But only if you think it is.

Like many of my stories, this one has a front end (the present) and a back (the past.) I’ll start with the past.

1980

I was living in a fifth floor walkup in the scary northern tip of Manhattan, trying to get someone—anyone!— to pay me to write music. For over a year I schlepped the long way downtown on the A Train to meet potential buyers, my demo tape clutched in sweaty palms and my gut in the vise-grip of terror. The nest egg I’d accumulated on rock-and-roll tours dwindled. I only stayed alive thanks to my girlfriend up in Connecticut, who fed me on weekends.

I finally found someone who paid me to compose. As such things go, I soon found another, then another, until I was on my way to nice career. But periodically, I still had to sell people on my music. And despite my success, I still hated the selling. Hated sitting in someone’s office as my tape played, watching someone’s deadpan face for signs of approval as they stared out some corporate window.

I had good reason to loath that experience. I’d invested my music with deep, even intimate feelings. And there I sat before a stranger, those feelings revealing themselves in sound.I don’t know that I’ve ever felt so vulnerable.

When we speak of artists selling their art, its often phrased as “selling yourself.” That’s a mistaken notion, and sadly one that artists themselves often have. Even if we invest our work with our deepest thoughts and feelings, it isn’t us. As we create our art and it makes its way out into the world, we are always separate from it, autonomous, breathing creatures. Whether someone loves it or hates it doesn’t alter that fact. But it doesn’t feel that way.

What we fear most is rejection. For those of us who experienced less than perfect parenting, the rejection of our art can feel personal. Existential, even.

NOW

My first novel was published at the end of January. It became immediately obvious that if I wanted anyone other than friends and family to read it, I would have to market it. And unlike my music, which I hawked to a limited set of gatekeepers, I was going to have to take on the public.  The enormous, anonymous (and therefore inscrutable) public.

The prospect was terrifying. And my marketing chops were rusty. I’d been living lazy on royalties and hadn’t sold so much as a guitar pick in years.

But a funny thing happened on the way to that Artist’s Special Hell of selling your art.
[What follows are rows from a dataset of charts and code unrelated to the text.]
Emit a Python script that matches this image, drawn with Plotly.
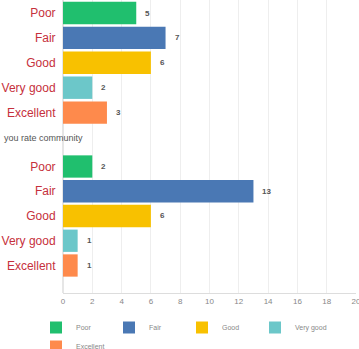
import plotly.graph_objects as go

# Survey answers: counts per rating for two questions
categories = ["Poor", "Fair", "Good", "Very good", "Excellent"]
first_counts = [5, 7, 6, 2, 3]
second_counts = [2, 13, 6, 1, 1]
bar_colors = ["#20bf6e", "#4a78b4", "#f8c100", "#6cc7c9", "#fe8a4c"]
x_ticks = list(range(0, 21, 2))
second_title = "you rate community"

W, H = 359, 349
LEFT, RIGHT = 63, 356       # pixel columns of x = 0 and x = 20
PLOT_BOTTOM = 293           # pixel row of the x axis line
SPLIT = 152                 # pixel row where the two panels meet
PW = RIGHT - LEFT

fig = go.Figure()

for i, cat in enumerate(categories):
    fig.add_trace(go.Bar(
        x=[first_counts[i]], y=[cat], orientation="h", name=cat,
        marker=dict(color=bar_colors[i], line=dict(width=0)),
        width=0.9, xaxis="x2", yaxis="y2", legendgroup=cat, showlegend=True,
        hoverinfo="x+y",
    ))
    fig.add_trace(go.Bar(
        x=[second_counts[i]], y=[cat], orientation="h", name=cat,
        marker=dict(color=bar_colors[i], line=dict(width=0)),
        width=0.9, xaxis="x", yaxis="y", legendgroup=cat, showlegend=False,
        hoverinfo="x+y",
    ))

# value labels just right of each bar
annotations = []
for ax, counts in (("2", first_counts), ("", second_counts)):
    for cat, v in zip(categories, counts):
        annotations.append(dict(
            x=v, y=cat, xref="x" + ax, yref="y" + ax, text="<b>%d</b>" % v,
            showarrow=False, xanchor="left", xshift=7,
            font=dict(family="Liberation Sans, Arial", size=8, color="#555555"),
        ))

# heading of the second question
annotations.append(dict(
    x=(2 - LEFT) / PW, y=1 - 138 / PLOT_BOTTOM, xref="paper", yref="paper",
    text=second_title, showarrow=False, xanchor="left", yanchor="middle",
    font=dict(family="Liberation Sans, Arial", size=9, color="#555555"),
))

def rng(center0, pitch, top_px, bottom_px):
    return [(bottom_px - center0) / pitch, (top_px - center0) / pitch]

cat_font = dict(family="Liberation Sans, Arial", size=12, color="#c6303c")

fig.update_layout(
    width=W, height=H,
    margin=dict(l=LEFT, r=W - RIGHT, t=0, b=H - PLOT_BOTTOM, autoexpand=False),
    paper_bgcolor="white", plot_bgcolor="white",
    barmode="overlay",
    xaxis=dict(
        range=[0, 20], tickvals=x_ticks, showgrid=True, gridcolor="#eeeeee",
        gridwidth=1, zeroline=True, zerolinecolor="#e6e6e6", showline=True,
        linecolor="#dddddd", linewidth=1, ticks="", automargin=False,
        ticklabeloverflow="allow",
        tickfont=dict(family="Liberation Sans, Arial", size=8, color="#888888"),
        anchor="y", fixedrange=True,
    ),
    xaxis2=dict(
        range=[0, 20], tickvals=x_ticks, showgrid=True, gridcolor="#eeeeee",
        gridwidth=1, zeroline=True, zerolinecolor="#e6e6e6", automargin=False,
        showticklabels=False, anchor="y2", matches="x", fixedrange=True,
    ),
    yaxis=dict(
        domain=[0, 1 - SPLIT / PLOT_BOTTOM], type="category",
        categoryarray=categories, range=rng(166.5, 24.75, SPLIT, PLOT_BOTTOM),
        showgrid=False, zeroline=False, ticks="outside", ticklen=4,
        tickcolor="rgba(0,0,0,0)", tickfont=cat_font, fixedrange=True,
        automargin=False,
    ),
    yaxis2=dict(
        domain=[1 - SPLIT / PLOT_BOTTOM, 1], type="category",
        categoryarray=categories, range=rng(13, 24.9, 0, SPLIT),
        showgrid=False, zeroline=False, ticks="outside", ticklen=4,
        tickcolor="rgba(0,0,0,0)", tickfont=cat_font, fixedrange=True,
        automargin=False,
    ),
    legend=dict(
        orientation="h", x=(36 - LEFT) / PW, xanchor="left",
        y=-(313 - PLOT_BOTTOM) / PLOT_BOTTOM, yanchor="top",
        entrywidth=28, entrywidthmode="pixels", itemwidth=30,
        font=dict(family="Liberation Sans, Arial", size=7, color="#888888"),
        traceorder="normal", bgcolor="rgba(0,0,0,0)",
    ),
    annotations=annotations,
    showlegend=True,
)

fig.write_html("out.html")
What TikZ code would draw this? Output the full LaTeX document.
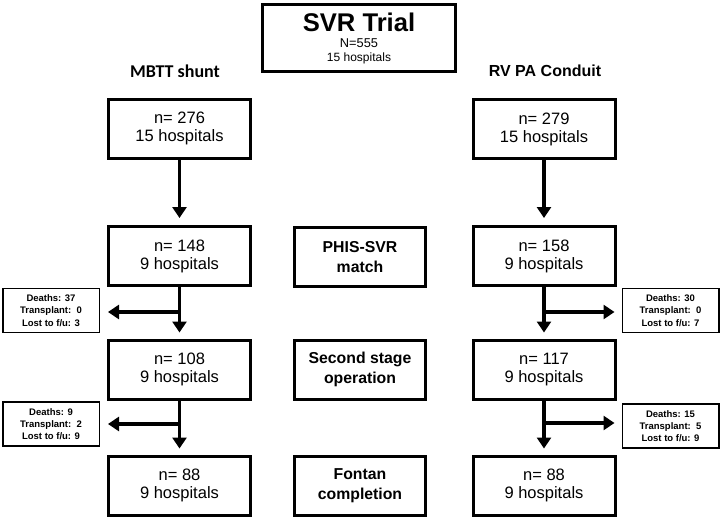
\documentclass[tikz,border=0pt]{standalone}
\usepackage{fontspec}
\setmainfont{Liberation Sans}
\newfontfamily\carl{Carlito}
\usetikzlibrary{arrows.meta}
\begin{document}
\begin{tikzpicture}[x=1pt,y=-1pt,
  mainbox/.style={draw, line width=3pt, minimum width=142pt, minimum height=59pt, align=center, inner sep=0pt, font=\fontsize{16.5}{18}\selectfont},
  midbox/.style={draw, line width=3pt, minimum width=131pt, minimum height=59pt, align=center, inner sep=0pt, font=\bfseries\fontsize{15.8}{20}\selectfont},
  sidebox/.style={draw, line width=1.5pt, minimum width=96.5pt, minimum height=44pt, align=center, inner sep=0pt, font=\bfseries\fontsize{9.5}{12.3}\selectfont},
  flow/.style={line width=3.5pt, -{Triangle[width=14pt,length=11pt]}},
  head/.style={font=\bfseries\fontsize{16}{18}\selectfont}
]
\useasboundingbox (0,0) rectangle (722,519);

% top box
\node[draw, line width=3pt, minimum width=193pt, minimum height=67pt] (top) at (359,38) {};
\node[anchor=base, font=\bfseries\fontsize{25.6}{28}\selectfont, inner sep=0pt] (svr) at (359,32) {SVR Trial};
\node[anchor=base, font=\fontsize{12.8}{13}\selectfont, inner sep=0pt] (nn) at (359,48) {N=555};
\node[anchor=base, font=\fontsize{12}{13}\selectfont, inner sep=0pt] (nh) at (359,61) {15 hospitals};

% headers
\node[font=\carl\bfseries\fontsize{18}{20}\selectfont] (lh) at (175,71) {MBTT shunt};
\node[head] (rh) at (545,71) {RV PA Conduit};

% left column
\node[mainbox] (l1) at (179.5,128.5) {n= 276\\15 hospitals};
\node[mainbox] (l2) at (179.5,256) {n= 148\\9 hospitals};
\node[mainbox] (l3) at (179.5,369.5) {n= 108\\9 hospitals};
\node[mainbox] (l4) at (179.5,485.5) {n= 88\\9 hospitals};

% right column
\node[mainbox] (r1) at (544,129) {n= 279\\15 hospitals};
\node[mainbox] (r2) at (544,256) {n= 158\\9 hospitals};
\node[mainbox] (r3) at (544,369.5) {n= 117\\9 hospitals};
\node[mainbox] (r4) at (544,485.5) {n= 88\\9 hospitals};

% middle
\node[midbox] (m2) at (360,257) {PHIS-SVR\\match};
\node[midbox] (m3) at (360,369.5) {Second stage\\operation};
\node[midbox] (m4) at (360,485.5) {Fontan\\completion};

% side boxes
\node[sidebox] (sl2) at (51,310.5) {Deaths: 37\\Transplant:\ \ 0\\Lost to f/u: 3};
\node[sidebox] (sl3) at (51,424) {Deaths: 9\\Transplant:\ \ 2\\Lost to f/u: 9};
\node[sidebox] (sr2) at (670.5,310.5) {Deaths: 30\\Transplant:\ \ 0\\Lost to f/u: 7};
\node[sidebox] (sr3) at (670.5,426) {Deaths: 15\\Transplant:\ \ 5\\Lost to f/u: 9};

% vertical arrows
\draw[flow, shorten >=7pt] (l1) -- (l2);
\draw[flow, shorten >=6pt] (l2) -- (l3);
\draw[flow, shorten >=6pt] (l3) -- (l4);
\draw[flow, shorten >=7pt] (r1) -- (r2);
\draw[flow, shorten >=6pt] (r2) -- (r3);
\draw[flow, shorten >=6pt] (r3) -- (r4);

% branch arrows
\coordinate (bl2) at (179.5,312);
\coordinate (bl3) at (179.5,424);
\coordinate (br2) at (544,312);
\coordinate (br3) at (544,423);
\draw[flow, shorten >=8pt] (bl2) -- (bl2 -| sl2.east);
\draw[flow, shorten >=8pt] (bl3) -- (bl3 -| sl3.east);
\draw[flow, shorten >=7pt] (br2) -- (br2 -| sr2.west);
\draw[flow, shorten >=7pt] (br3) -- (br3 -| sr3.west);
\end{tikzpicture}
\end{document}
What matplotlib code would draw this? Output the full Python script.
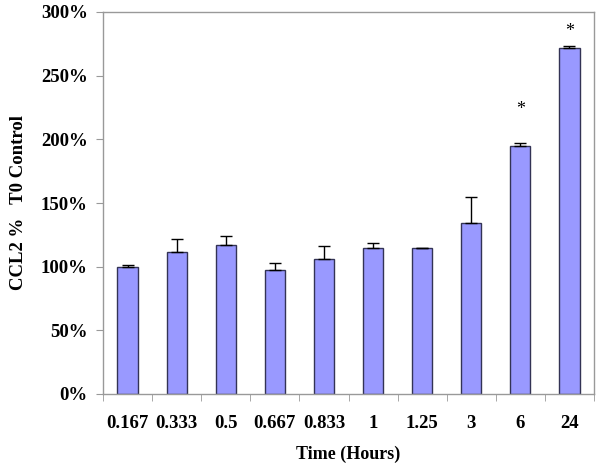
import numpy as np
import matplotlib.pyplot as plt

plt.rcParams['font.family'] = ['Liberation Serif', 'DejaVu Serif']
plt.rcParams['font.weight'] = 'bold'

times = ['0.167', '0.333', '0.5', '0.667', '0.833', '1', '1.25', '3', '6', '24']
ccl2 = [100, 111.3, 117.3, 97.6, 106, 115, 114.4, 134.6, 195, 271.5]
err = [1, 10.2, 6.7, 5.3, 10, 3.4, 0.6, 20.2, 2.5, 1.9]
# significance markers and the height they are drawn at
star_idx = [8, 9]
star_y = [223.5, 285]

fig = plt.figure(figsize=(6.02, 4.70), dpi=100)
ax = fig.add_axes([103/602, 1 - 394/470, 491/602, 382/470])

x = np.arange(len(times))
ax.bar(x, ccl2, width=0.41, color='#9999FF', edgecolor='#333355', linewidth=1.0, zorder=2)
ax.errorbar(x, ccl2, yerr=[np.zeros(len(err)), err], fmt='none', ecolor='black',
            elinewidth=1.0, capsize=4, capthick=1.0, zorder=3)
for i, sy in zip(star_idx, star_y):
    ax.text(x[i], sy, '*', ha='center', va='center', fontsize=13, fontweight='normal')

ax.set_xlim(-0.5, len(times) - 0.5)
ax.set_ylim(0, 300)
ax.set_yticks(np.arange(0, 301, 50))
ax.set_yticklabels([f'{v}%' for v in range(0, 301, 50)])
ax.set_xticks(x)
ax.set_xticklabels(times)
ax.set_xticks(np.arange(-0.5, len(times)), minor=True)
ax.tick_params(axis='x', which='major', length=0, pad=15, labelsize=13.5)
ax.tick_params(axis='x', which='minor', length=5, color='#999999', direction='out')
ax.tick_params(axis='y', length=5, color='#999999', labelsize=13.5, pad=6)
for sp in ax.spines.values():
    sp.set_color('#999999')
    sp.set_linewidth(1.0)

ax.set_xlabel('Time (Hours)', fontsize=13, fontweight='bold', labelpad=10)
ax.set_ylabel('CCL2 %   T0 Control', fontsize=13.5, fontweight='bold', labelpad=10)

fig.savefig('out.png', dpi=100)
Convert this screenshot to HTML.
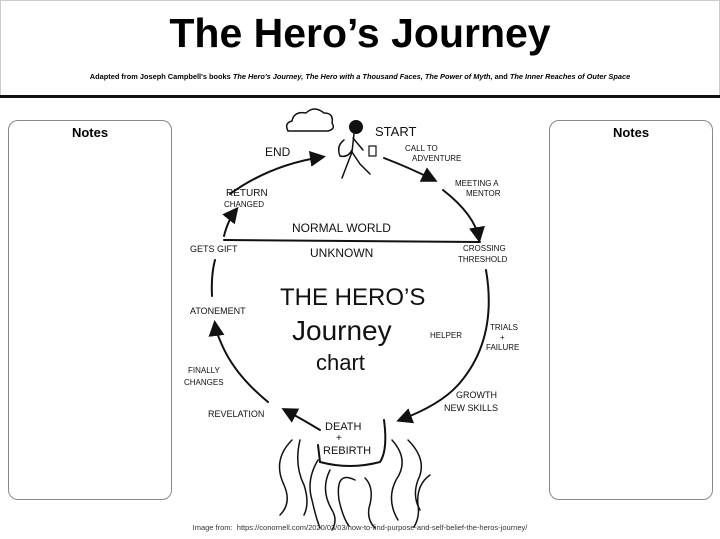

To my great surprise, I started enjoying it.

The first moment of this joy came when I was walking our puppy at the dog park. I asked a woman there what kind of books she reads.

“Mysteries.”

“Funny, that’s what I write. And I just published one…”

She not only bought my novel, but gave it a positive review on Amazon. The whole process had been…fun. And as it unfolded, I saw a rare part of my personality emerging—the public part. I’m usually your typical writer, living the life of a hermit, rarely seeing people. As I marketed my book that started changing, and I didn’t mind it at all.

I have no idea how to market my book. The internet has a about twenty million ideas, and I’ve been sifting through them, trying to get a clue about what would make people want to buy. What I’ve found is that I need to try stuff. Do stuff, and see what happens.

So I’ve been doing stuff. I heard from a fellow thriller writer from the UK and he sent me a bunch of links and before I knew it I was on his Instagram page. What the hell was Instagram? I started digging into it. I posted some pictures, got some likes, and started discovering book bloggers.

Another writer told me about Medium.com. I went there, set up an account and started posting. The editors picked up one of my pieces. So I went to my moribund Twitter account and…tweeted about it.

What I’m trying to illustrate here is that I was doing stuff on the fly, making quick decisions and letting my freak flag fly—the one that flies from the lateral thinking, creative part of my brain. And damn if it didn’t feel good.

As I dug into Instagram I found it to be a mystery—a complicated, convoluted puzzle. Like all puzzles, I wanted to solve it. I had to laugh. What had compelled me to write my mystery/thrillers in the first place, but my love of unsolved mysteries? And what greater mystery is there today than that of social media?

One of the reasons the prospect of marketing my book was so daunting was that I was taking the wrong approach—that of a producer. I spent years producing bands, then years producing library music CDs. And my books are productions.

Good producers are worriers. Whether it’s recordings or novels that they’re producing, they agonize over every chord, every clause. They worry half the day and more than half the night. And they project their fears into the future. What could go wrong down the road, when it comes time to mix this song, or when the story approaches its denouement?

If you’re among a million other writers trying to get your pages in front of readers, there’s no time to worry.

Which gets back to my title—the idea that marketing art is only hell if you think it is. I’ve always seen myself as a glass-half-empty guy. It’s only recently that I’ve been hearing about exciting advances in neuroscience that suggest we’re all that way as a species, and have evolved that way for very good reasons. But that we can also change.

As a writer trying to get my book read, I’m holding a very empty glass. But as long as I keep pouring stuff into it—pouring it fast, without worrying too much about it—I forget that the glass is so empty. And as long as I don’t dwell on that, I have the energy to keep pouring.

And the faith that if I don’t stop pouring, eventually it will be full.